§ **Description of the task**:
Search the data below for "image"; list each line that holds it.

§ **Available data**:
-- Begin --
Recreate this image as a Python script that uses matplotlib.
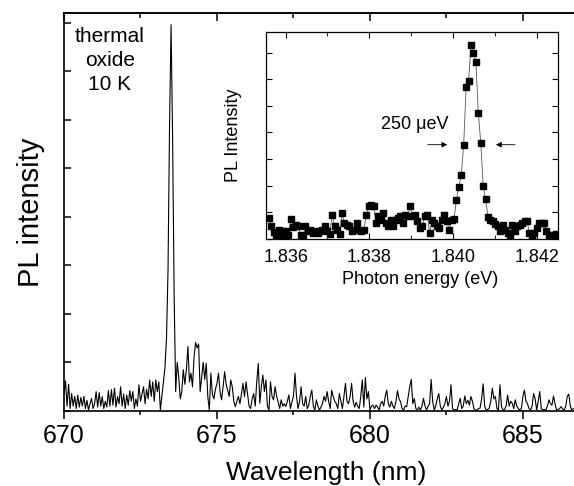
-- End --
-- Begin --
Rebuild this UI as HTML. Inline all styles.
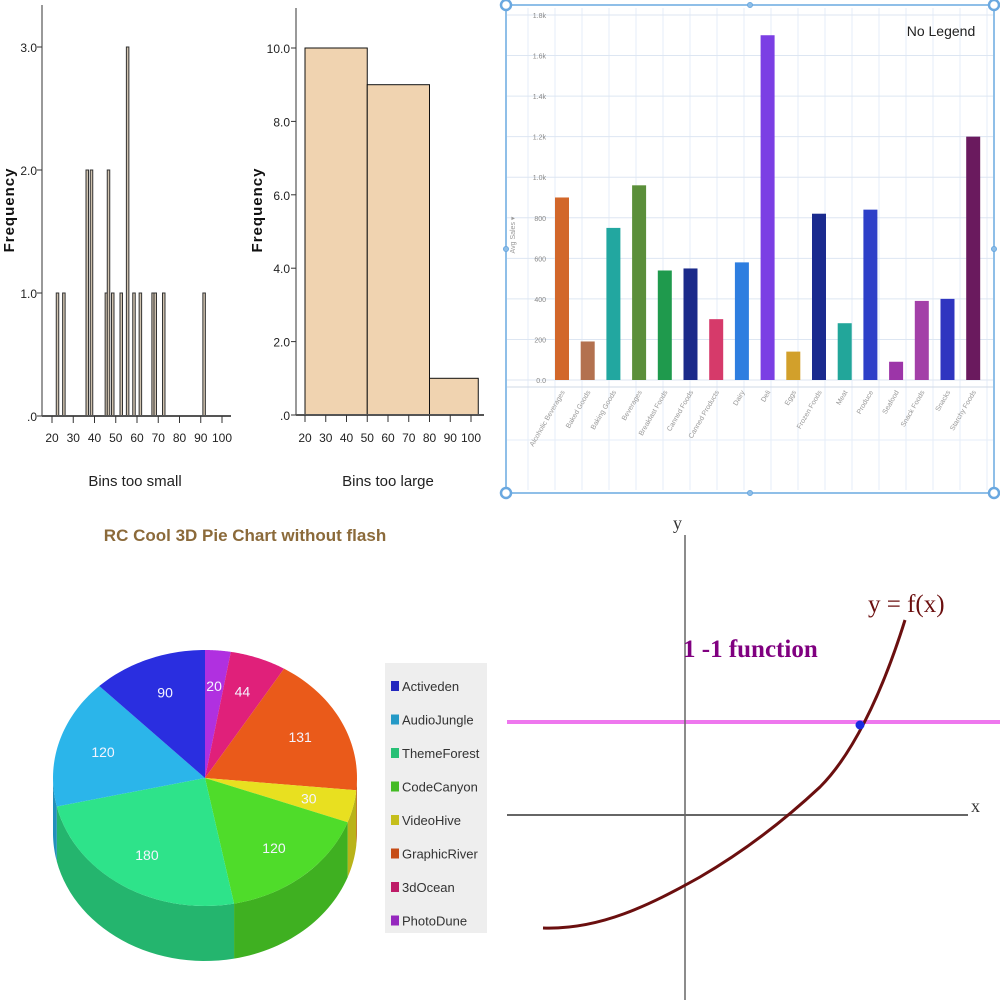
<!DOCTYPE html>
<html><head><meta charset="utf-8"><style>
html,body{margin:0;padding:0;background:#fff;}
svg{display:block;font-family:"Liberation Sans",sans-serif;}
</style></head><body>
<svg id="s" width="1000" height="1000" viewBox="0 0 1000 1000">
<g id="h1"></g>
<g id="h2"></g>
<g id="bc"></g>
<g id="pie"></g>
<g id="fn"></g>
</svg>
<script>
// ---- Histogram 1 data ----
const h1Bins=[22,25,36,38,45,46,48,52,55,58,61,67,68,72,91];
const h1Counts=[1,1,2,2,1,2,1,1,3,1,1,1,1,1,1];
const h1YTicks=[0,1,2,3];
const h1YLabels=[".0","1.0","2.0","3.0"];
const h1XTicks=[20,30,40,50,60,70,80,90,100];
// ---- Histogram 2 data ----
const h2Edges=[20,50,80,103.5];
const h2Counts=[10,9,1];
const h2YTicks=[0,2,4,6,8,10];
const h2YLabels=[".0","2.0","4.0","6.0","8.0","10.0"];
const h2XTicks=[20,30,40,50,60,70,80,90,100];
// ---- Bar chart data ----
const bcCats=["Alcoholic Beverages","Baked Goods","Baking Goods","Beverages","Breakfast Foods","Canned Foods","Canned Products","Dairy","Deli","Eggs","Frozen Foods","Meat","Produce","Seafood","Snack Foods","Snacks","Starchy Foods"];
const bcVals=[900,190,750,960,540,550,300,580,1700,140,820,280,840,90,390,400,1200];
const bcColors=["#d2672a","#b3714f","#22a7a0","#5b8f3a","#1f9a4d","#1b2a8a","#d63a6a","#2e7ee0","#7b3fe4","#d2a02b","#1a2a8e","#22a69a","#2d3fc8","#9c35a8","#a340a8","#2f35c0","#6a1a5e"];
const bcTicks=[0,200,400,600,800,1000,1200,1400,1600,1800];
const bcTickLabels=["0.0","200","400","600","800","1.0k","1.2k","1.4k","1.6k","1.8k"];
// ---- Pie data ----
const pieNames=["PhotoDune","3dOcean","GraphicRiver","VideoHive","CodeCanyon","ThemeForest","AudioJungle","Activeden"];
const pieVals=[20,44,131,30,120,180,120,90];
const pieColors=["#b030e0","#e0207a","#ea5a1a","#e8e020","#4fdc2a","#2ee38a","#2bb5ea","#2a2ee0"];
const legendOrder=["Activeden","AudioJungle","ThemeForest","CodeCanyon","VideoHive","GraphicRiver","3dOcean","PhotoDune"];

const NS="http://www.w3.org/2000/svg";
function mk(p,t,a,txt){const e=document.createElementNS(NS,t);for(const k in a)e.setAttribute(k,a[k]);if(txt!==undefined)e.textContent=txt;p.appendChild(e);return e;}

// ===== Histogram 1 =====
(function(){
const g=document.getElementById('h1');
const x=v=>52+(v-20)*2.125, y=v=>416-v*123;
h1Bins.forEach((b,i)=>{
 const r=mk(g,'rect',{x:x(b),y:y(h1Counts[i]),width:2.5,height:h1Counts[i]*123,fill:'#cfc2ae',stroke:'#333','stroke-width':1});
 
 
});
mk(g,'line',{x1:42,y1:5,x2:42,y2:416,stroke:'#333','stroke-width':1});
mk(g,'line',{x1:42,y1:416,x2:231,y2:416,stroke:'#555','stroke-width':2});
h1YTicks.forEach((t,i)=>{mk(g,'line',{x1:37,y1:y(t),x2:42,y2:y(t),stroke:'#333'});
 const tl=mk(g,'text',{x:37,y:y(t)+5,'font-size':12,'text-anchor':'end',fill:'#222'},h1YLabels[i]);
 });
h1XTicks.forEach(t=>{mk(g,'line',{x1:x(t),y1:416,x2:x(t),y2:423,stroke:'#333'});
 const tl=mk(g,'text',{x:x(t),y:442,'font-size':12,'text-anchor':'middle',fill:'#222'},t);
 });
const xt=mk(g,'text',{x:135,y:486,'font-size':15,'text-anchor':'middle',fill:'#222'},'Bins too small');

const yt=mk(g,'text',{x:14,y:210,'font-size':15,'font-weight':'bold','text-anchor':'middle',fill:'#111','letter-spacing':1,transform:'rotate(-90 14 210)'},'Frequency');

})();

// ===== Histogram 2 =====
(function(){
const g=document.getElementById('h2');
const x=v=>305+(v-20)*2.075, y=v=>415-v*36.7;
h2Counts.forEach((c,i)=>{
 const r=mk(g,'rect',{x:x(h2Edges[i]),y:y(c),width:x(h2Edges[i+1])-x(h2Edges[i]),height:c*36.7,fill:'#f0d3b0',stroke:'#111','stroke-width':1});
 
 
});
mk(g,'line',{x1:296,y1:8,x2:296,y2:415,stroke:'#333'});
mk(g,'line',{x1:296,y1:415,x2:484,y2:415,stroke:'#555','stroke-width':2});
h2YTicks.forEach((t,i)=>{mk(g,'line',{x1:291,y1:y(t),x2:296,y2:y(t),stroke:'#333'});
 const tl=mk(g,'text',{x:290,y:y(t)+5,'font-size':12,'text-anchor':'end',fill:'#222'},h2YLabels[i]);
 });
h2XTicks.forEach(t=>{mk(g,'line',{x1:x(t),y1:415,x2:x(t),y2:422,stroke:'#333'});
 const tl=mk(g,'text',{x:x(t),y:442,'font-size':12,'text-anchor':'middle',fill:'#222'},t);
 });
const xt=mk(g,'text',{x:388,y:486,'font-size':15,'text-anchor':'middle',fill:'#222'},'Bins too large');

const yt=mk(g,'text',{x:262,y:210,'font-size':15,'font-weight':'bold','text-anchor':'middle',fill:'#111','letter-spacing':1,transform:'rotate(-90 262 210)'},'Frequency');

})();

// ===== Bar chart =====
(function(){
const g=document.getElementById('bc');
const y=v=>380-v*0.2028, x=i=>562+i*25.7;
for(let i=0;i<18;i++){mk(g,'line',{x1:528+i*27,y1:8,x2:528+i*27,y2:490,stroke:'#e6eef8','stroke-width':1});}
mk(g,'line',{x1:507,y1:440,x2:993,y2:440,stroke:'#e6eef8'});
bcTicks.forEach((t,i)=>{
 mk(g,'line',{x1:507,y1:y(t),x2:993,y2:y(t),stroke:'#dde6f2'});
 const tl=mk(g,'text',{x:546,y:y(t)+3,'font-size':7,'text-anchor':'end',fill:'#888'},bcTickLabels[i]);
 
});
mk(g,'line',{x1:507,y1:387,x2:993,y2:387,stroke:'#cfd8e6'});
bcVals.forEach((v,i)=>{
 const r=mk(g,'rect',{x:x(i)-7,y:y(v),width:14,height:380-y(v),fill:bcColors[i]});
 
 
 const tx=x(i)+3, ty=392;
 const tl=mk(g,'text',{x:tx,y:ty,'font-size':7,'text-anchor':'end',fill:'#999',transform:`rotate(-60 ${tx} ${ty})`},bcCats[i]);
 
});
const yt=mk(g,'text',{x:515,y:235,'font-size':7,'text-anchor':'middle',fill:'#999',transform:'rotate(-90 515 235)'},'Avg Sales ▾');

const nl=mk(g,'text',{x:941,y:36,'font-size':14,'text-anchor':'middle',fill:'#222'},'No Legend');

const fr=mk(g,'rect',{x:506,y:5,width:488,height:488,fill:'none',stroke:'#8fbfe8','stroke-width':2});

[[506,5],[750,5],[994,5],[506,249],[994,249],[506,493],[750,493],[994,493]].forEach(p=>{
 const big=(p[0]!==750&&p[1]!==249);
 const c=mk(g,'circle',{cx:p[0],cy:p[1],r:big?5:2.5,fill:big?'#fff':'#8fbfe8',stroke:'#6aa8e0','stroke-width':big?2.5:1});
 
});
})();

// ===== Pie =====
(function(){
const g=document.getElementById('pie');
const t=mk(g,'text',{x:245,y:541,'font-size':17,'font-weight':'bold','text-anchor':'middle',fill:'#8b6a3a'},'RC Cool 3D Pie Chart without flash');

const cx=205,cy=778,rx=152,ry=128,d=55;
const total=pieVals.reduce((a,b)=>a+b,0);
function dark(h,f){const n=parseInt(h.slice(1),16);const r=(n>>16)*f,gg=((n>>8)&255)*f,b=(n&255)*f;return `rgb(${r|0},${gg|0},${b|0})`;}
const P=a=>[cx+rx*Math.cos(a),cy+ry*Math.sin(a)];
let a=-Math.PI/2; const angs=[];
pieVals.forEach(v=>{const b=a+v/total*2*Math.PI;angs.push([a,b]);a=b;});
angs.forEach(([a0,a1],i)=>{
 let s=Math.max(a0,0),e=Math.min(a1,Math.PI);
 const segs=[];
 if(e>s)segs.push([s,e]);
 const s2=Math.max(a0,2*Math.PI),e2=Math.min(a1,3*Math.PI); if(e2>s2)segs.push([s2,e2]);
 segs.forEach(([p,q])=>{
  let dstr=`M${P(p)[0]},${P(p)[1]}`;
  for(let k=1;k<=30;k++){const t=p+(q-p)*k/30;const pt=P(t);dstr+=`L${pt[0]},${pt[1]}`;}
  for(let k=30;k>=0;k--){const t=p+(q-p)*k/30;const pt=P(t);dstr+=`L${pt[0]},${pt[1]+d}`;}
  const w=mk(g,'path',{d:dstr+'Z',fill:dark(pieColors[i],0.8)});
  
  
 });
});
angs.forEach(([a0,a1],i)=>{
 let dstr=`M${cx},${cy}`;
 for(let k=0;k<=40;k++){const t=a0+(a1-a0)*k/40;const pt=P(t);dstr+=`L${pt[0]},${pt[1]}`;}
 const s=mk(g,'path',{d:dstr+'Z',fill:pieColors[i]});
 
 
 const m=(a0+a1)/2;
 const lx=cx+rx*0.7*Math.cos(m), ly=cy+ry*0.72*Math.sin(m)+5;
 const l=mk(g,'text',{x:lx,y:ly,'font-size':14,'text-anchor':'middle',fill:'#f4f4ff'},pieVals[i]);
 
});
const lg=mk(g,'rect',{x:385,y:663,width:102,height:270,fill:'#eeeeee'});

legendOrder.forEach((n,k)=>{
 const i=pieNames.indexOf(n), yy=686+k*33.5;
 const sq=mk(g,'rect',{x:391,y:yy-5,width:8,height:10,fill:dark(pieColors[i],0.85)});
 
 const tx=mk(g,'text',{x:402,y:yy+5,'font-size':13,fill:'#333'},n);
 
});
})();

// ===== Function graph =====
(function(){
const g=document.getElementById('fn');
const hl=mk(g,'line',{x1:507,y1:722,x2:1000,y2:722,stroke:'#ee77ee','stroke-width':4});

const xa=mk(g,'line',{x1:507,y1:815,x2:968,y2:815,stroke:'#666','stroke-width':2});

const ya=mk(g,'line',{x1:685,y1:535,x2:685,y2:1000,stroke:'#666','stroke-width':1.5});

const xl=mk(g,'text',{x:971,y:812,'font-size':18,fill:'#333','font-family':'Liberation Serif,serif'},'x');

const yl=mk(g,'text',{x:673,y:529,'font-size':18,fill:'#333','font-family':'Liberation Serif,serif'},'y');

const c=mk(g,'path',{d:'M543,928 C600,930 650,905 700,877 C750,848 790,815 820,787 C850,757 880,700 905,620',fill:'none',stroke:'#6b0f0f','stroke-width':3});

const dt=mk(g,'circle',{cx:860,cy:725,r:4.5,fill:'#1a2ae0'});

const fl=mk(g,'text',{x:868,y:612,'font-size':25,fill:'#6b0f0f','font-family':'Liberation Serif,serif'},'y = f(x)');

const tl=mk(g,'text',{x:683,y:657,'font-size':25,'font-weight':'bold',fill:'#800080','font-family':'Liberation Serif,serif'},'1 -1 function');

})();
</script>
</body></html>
-- End --
-- Begin --
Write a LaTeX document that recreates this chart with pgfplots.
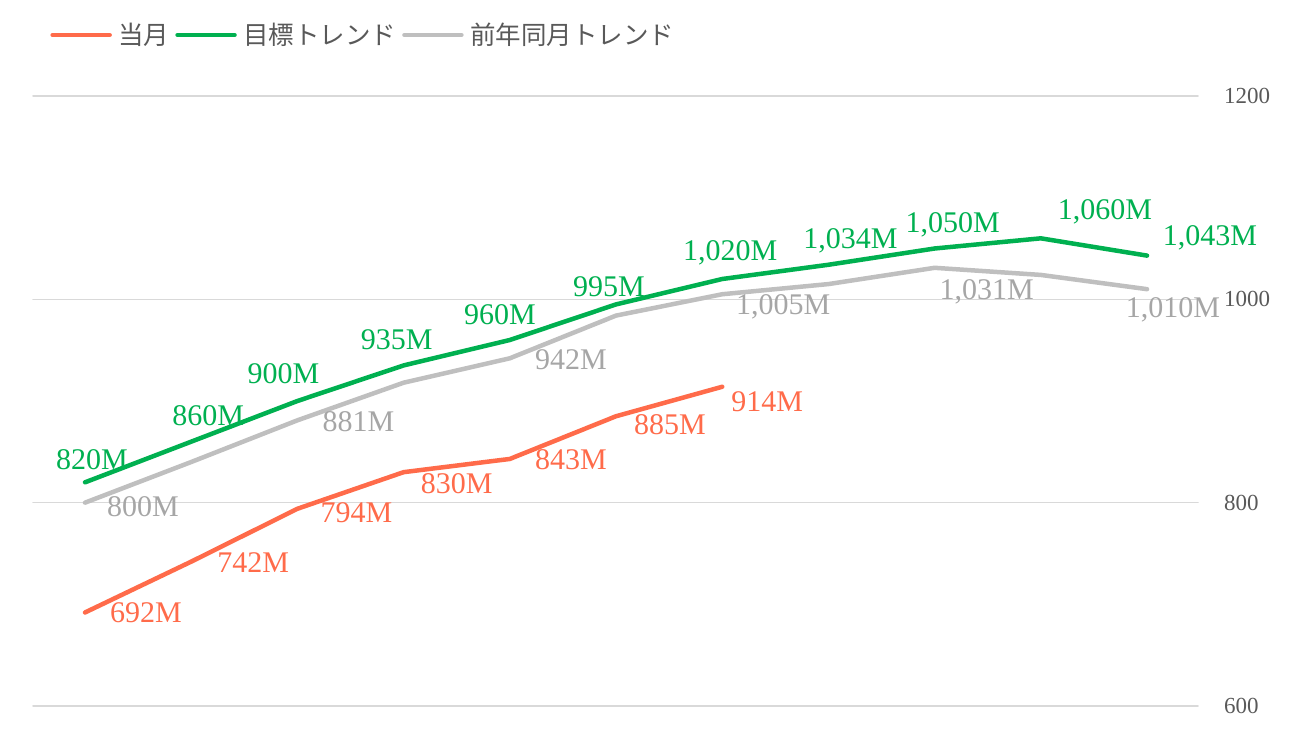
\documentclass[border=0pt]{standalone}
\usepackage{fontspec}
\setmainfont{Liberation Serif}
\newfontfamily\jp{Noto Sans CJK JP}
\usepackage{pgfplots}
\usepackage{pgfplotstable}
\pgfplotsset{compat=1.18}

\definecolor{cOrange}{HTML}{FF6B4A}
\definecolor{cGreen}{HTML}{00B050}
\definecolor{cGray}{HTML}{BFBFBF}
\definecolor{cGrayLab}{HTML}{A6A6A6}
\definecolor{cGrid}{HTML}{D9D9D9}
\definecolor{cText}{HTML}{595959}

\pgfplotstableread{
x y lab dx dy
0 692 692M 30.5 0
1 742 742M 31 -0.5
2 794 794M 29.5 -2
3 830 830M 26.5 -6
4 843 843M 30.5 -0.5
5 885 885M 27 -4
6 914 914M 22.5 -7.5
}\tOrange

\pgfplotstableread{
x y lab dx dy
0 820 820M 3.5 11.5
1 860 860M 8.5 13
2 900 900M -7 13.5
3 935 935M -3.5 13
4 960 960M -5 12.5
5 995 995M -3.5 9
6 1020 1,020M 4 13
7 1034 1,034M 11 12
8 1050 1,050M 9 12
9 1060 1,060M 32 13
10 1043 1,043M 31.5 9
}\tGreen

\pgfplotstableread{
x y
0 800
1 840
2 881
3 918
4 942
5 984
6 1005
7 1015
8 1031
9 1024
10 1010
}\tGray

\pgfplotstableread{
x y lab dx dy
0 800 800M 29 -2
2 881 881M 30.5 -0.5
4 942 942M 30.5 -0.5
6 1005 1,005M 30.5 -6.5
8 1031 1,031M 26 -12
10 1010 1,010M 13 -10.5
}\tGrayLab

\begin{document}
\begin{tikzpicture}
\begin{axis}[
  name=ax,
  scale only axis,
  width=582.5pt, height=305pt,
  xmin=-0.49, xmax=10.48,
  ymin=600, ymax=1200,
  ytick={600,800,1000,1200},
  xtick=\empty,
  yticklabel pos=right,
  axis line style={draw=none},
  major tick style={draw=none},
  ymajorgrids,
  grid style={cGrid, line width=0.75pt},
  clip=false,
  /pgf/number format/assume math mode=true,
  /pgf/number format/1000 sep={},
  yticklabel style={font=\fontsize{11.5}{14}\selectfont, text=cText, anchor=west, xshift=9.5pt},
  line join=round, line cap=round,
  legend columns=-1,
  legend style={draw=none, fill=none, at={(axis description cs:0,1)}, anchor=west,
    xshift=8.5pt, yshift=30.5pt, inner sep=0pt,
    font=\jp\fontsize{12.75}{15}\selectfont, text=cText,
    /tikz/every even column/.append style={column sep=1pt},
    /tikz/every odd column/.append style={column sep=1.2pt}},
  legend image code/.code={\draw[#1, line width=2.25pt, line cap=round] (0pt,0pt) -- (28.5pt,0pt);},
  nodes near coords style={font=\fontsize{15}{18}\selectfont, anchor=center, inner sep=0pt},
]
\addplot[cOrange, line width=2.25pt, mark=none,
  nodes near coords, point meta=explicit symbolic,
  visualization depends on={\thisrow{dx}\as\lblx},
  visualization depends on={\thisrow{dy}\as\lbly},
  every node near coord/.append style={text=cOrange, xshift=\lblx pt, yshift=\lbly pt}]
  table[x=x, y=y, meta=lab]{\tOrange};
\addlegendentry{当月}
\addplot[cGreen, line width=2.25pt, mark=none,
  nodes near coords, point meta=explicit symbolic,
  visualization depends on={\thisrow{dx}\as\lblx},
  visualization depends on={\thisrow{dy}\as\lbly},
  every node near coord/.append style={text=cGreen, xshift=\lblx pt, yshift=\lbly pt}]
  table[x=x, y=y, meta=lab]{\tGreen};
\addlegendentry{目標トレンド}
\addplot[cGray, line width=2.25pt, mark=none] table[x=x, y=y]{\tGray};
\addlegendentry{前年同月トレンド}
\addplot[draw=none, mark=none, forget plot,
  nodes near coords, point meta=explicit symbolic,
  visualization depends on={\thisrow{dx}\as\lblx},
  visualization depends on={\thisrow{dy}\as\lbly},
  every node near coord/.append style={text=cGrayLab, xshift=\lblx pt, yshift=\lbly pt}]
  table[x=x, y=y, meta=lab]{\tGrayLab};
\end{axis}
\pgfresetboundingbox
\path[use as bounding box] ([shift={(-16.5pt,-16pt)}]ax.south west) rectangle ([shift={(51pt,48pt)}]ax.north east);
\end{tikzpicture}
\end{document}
-- End --
§ **Exercise solution**:
Recreate this image as a Python script that uses matplotlib.
  legend image code/.code={\draw[#1, line width=2.25pt, line cap=round] (0pt,0pt) -- (28.5pt,0pt);},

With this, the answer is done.